Note that MIME::Type::Columnar and MIME::Types::Columnar are considered private
variant implementations of MIME::Type and MIME::Types and the specific
implementation should not be relied upon by consumers of the mime-types
library. Instead, depend on the public implementations (MIME::Type and
MIME::Types) only.

=== Cached Storage

mime-types supports a cache of MIME types using <tt>Marshal.dump</tt>. The
cache is invalidated for each version of the mime-types-data gem so that data
version 3.2015.1201 will not be reused with data version 3.2016.0101. If the
environment variable +RUBY_MIME_TYPES_CACHE+ is set to a cache file, mime-types
will attempt to load the MIME type registry from the cache file. If it cannot,
it will load the types normally and then saves the registry to the cache file.

The caching works with both full stores and columnar stores. Only the data that
has been loaded prior to saving the cache will be stored.

== mime-types Modified Semantic Versioning

The mime-types library has one version number, but this single version number
tracks both API changes and registry data changes; this is not wholly
compatible with all aspects of {Semantic Versioning}[http://semver.org/];
removing a MIME type from the registry *could* be considered a breaking change
under some interpretations of semantic versioning (as lookups for that
particular type would no longer work by default).
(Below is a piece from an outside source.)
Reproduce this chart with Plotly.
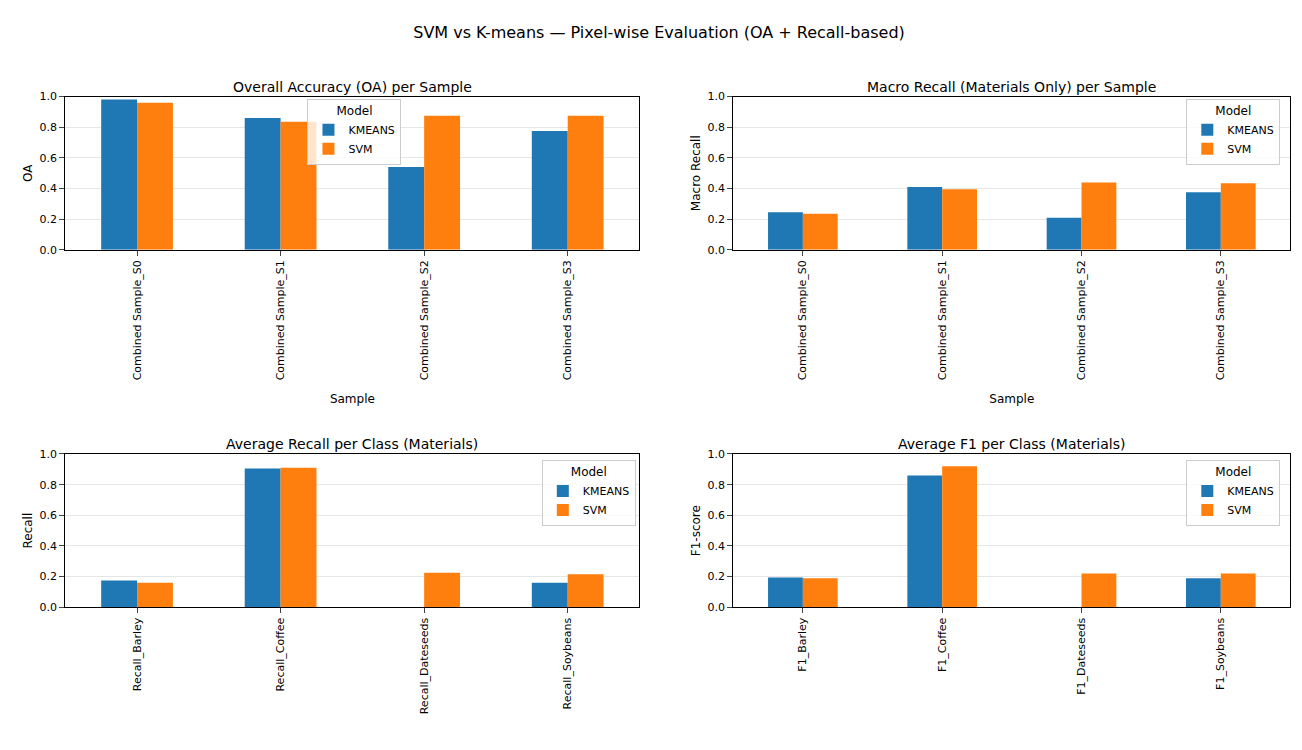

mime-types uses a modified semantic versioning scheme. Given the version
MAJOR.MINOR:

1. If an incompatible API (code) change is made, the MAJOR version will be
   incremented, MINOR will be set to zero, and PATCH will be reset to the
   implied zero.

2. If an API (code) feature is added that does not break compatibility, the
   MINOR version will be incremented and PATCH will be reset to the implied zero.

3. If there is a bugfix to a feature added in the most recent MAJOR.MINOR
   release, the implied PATCH value will be incremented resulting in
   MAJOR.MINOR.PATCH.

In practical terms, there will be fewer releases of mime-types focussing on
features because of the existence of the [mime-types-data][] gem, and if
features are marked deprecated in the course of mime-types 3.x, they will not
be removed until mime-types 4.x or possibly later.